MOST DEPRIVED PUPILS HAVE GRADES DISPROPORTIONATELY LOWERED COMPARED TO THOSE FROM WELL OFF BACKGROUNDS
Following the publication of the Scottish Qualification Authority’s (SQA) results this week, Marion Fellows, MP for Motherwell and Wishaw, has called on the Scottish Government to ensure local pupils are graded fairly after those from more deprived backgrounds received disproportionately lower grades.
Due to the exam diet being cancelled by Covid, teachers were asked to recommend a grade for each pupil in each class.
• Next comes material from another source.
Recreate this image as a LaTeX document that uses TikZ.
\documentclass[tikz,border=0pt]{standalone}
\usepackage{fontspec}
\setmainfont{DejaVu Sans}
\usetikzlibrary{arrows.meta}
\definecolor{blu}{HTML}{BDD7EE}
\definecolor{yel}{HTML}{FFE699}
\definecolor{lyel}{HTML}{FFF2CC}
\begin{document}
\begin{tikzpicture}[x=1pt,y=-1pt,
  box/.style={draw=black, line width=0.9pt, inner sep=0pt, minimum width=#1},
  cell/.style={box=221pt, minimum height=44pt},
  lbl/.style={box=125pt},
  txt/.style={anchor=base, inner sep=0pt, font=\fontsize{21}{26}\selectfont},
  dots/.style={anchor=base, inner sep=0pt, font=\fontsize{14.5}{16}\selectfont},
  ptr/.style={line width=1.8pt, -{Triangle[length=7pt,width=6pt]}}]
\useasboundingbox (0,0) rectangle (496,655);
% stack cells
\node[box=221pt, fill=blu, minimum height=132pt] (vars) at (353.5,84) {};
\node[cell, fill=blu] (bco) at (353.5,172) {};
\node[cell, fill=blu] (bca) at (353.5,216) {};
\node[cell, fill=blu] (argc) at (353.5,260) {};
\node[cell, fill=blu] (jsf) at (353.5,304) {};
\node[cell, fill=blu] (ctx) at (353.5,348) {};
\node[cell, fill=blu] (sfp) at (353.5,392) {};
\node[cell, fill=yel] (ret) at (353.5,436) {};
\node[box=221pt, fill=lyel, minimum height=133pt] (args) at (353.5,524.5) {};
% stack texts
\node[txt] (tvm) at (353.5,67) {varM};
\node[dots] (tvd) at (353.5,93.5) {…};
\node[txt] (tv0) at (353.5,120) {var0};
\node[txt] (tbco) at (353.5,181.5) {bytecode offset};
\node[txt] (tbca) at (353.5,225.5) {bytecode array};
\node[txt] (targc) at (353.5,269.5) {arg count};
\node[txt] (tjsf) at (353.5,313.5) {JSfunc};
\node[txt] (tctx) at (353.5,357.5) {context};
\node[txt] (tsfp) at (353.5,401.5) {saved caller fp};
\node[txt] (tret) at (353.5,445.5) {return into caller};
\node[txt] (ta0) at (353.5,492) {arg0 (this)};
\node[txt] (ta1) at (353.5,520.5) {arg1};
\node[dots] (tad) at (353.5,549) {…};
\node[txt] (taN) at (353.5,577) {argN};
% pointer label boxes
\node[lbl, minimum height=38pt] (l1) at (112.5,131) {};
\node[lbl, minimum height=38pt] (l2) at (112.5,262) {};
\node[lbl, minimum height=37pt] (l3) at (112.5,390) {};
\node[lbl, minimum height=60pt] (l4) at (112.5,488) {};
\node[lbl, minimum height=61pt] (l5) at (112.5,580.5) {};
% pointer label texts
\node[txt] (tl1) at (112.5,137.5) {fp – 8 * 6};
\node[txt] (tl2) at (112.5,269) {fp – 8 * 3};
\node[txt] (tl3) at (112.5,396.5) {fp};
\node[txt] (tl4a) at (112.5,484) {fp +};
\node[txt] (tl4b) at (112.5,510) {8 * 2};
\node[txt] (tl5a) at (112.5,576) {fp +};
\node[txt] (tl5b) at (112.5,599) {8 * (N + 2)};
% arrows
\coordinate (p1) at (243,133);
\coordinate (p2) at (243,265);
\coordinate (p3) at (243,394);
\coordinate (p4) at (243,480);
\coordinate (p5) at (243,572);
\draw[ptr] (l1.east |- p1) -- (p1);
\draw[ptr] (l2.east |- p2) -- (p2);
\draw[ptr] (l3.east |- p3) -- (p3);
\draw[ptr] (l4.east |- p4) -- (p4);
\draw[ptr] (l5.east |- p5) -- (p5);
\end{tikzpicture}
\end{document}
The SQA then amended grades based on schools’ previous performances rather than each pupil’s actual performance.
Figures show that pupils from the most deprived communities according to the Social Index for Multiple Deprivation (SIMD) had their recommended grades disproportionately reduced compared to pupils from the most well-off communities.
Those in the most deprived fifth had their recommended Higher pass rate reduced by 15.2% compared to just 6.9% for those in the most well off fifth.
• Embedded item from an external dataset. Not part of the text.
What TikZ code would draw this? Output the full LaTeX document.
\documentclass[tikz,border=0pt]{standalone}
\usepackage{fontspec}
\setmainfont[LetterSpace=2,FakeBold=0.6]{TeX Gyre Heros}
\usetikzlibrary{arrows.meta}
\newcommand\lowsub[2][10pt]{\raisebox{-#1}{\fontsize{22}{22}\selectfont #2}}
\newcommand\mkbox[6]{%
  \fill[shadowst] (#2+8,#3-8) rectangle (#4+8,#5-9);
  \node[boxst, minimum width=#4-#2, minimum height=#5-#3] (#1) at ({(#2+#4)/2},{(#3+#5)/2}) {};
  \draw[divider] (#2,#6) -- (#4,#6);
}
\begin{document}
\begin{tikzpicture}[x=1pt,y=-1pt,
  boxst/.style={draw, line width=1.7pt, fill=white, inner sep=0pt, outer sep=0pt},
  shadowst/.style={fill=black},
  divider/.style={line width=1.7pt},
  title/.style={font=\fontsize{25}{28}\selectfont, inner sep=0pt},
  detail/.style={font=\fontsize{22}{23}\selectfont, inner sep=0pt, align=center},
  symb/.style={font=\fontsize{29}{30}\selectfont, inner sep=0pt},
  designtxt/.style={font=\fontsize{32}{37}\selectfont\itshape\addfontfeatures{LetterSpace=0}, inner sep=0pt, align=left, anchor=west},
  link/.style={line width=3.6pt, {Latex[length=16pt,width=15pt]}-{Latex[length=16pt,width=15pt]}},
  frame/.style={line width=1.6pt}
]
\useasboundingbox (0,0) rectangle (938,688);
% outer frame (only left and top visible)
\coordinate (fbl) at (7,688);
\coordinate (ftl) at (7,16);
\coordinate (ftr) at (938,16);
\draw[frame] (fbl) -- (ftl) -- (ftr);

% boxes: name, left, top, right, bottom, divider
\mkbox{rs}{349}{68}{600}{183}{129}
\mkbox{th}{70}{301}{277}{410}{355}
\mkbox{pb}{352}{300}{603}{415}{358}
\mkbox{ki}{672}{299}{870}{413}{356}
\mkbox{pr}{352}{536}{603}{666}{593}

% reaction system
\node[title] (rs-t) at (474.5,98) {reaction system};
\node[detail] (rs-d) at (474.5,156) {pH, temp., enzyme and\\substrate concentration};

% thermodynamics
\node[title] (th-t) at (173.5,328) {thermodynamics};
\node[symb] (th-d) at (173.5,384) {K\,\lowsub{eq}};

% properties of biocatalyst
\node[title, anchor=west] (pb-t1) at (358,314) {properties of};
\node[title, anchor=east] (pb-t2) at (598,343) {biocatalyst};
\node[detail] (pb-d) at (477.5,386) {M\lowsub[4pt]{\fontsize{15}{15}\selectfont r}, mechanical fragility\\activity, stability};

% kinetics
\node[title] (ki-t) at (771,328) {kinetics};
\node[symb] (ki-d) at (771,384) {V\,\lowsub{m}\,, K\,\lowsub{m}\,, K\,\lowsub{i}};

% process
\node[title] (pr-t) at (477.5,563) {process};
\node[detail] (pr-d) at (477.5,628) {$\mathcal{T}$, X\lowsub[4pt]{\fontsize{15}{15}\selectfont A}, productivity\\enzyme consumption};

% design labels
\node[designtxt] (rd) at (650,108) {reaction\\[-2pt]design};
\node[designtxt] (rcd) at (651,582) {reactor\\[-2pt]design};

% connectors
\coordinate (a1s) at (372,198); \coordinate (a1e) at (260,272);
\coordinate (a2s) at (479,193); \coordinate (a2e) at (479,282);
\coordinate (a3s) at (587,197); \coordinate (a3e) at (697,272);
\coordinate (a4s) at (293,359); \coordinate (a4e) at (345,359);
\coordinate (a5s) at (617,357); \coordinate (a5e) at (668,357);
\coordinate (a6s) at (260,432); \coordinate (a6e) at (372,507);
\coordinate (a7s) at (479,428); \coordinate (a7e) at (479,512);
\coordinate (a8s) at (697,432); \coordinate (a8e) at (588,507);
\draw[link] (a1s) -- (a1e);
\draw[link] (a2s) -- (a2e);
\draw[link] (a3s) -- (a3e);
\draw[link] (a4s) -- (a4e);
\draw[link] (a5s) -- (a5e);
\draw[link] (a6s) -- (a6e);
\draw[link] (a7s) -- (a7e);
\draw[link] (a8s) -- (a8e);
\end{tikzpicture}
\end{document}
This year, Craigneuk was deemed to be the most deprived area in Scotland for education by the SIMD.
Commenting, Mrs Fellows said:
“I have written to Education Secretary John Swinney to ensure local pupils who have been denied a fair assessment of their ability due to the SQA’s flawed grading method have access to a robust and rigorous appeals process.
“As a former college lecturer, I know the importance of education in improving peoples’ life chances. These results will not just impact these students in the present. It could impact their future. As the economy takes the full impact of Covid, we must provide our young people with a reason for hope and a fair chance as they progress into adulthood.
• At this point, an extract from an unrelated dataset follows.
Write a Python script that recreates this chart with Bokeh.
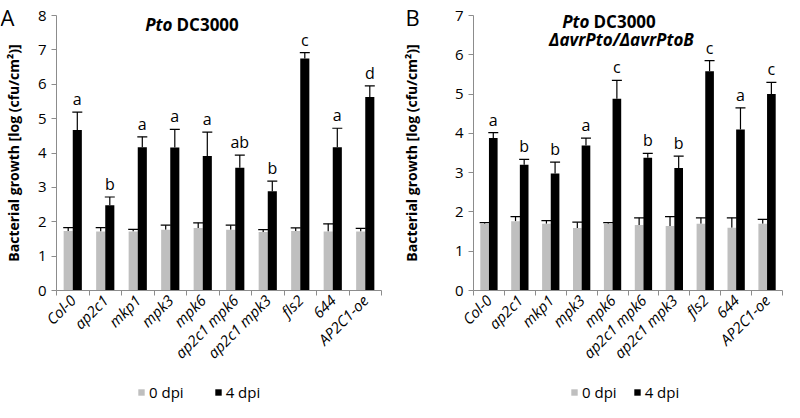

“Motherwell, Wishaw and Bellshill have many hardworking and capable young people – and those who have received the grades they wanted deserve congratulations. But all pupils deserve their efforts to be reflected in their grades. Not have it decided by their school’s previous performance.
“School performance is linked to peoples’ social and economic background. This isn’t a fair way to assess a person’s ability and it will only entrench the attainment gap we have in Scotland.”